Lack of evidence for the use of antibiotics in periodontics
Antibiotics have been an invaluable boon to mankind, saving millions of human lives during the recent 75 years. In the smaller scale of the dental profession they have undoubtedly saved a lot of teeth, too. Some of the most remarkable treatment results I have seen in my periodontal practice have been in patients who received antibiotics in addition to conventional periodontal treatment. On the other hand, the vast majority of periodontitis cases can be treated successfully without antibiotics, and we also have to consider the emerging problem with antibiotic-resistant bacteria.
Consequently, at least among Scandinavian periodontologists, a consensus has evolved that antibiotics should only be used as a last resort in patients who do not benefit from ordinary treatment including oral hygiene instruction, scaling, root planing and possibly periodontal surgery. And we certainly do not prescribe antibiotics to patients who cannot brush their teeth properly. That is what the students are taught in the dental schools, and that is what most of us do in our clinics.
Recently I was involved in the elaboration of the Danish National Clinical Guidelines for use of antibiotics in dental practice, and when we came to periodontitis, we felt on safe ground. We formulated a focused question that was in line with the Scandinavian consensus: Should prescription of antibiotics be considered in patients with sufficient oral hygiene, if their periodontal condition does not respond to conventional treatment?
However, when the literature search was completed, we were baffled: No relevant studies were found! You all know that there are dozens and dozens of randomized clinical trials on antibiotics in periodontal treatment. But the usual protocol in these studies is to take untreated patients directly from the street, classify them as either chronic or aggressive periodontitis, and enroll them in a treatment program supplemented with antibiotics or placebo. In a recent commendable study from Oslo the patients underwent a 3-month pre-study hygiene phase, but even in this study lack of response to initial treatment in spite of good oral hygiene was not a criterion for entering the study.

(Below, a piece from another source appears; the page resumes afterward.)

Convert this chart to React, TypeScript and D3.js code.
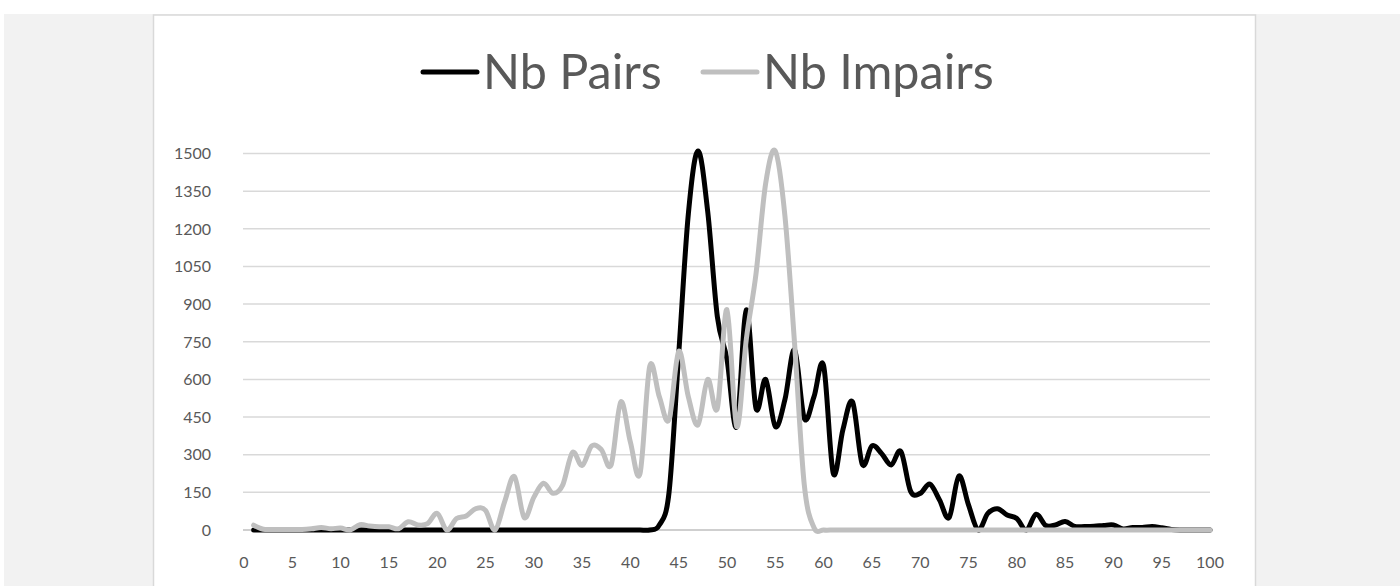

So we still need a good clinical study on the effect of supplementary antibiotic treatment in periodontal patients with good oral hygiene who have failed to respond to ordinary periodontal treatment. I sincerely hope that some researchers in Scandinavia or elsewhere will take up the glove and initiate such a study.
Based on gut feeling I will continue to treat my patients according to the Scandinavian consensus. But I would feel a lot more comfortable, if that treatment were based on solid scientific evidence.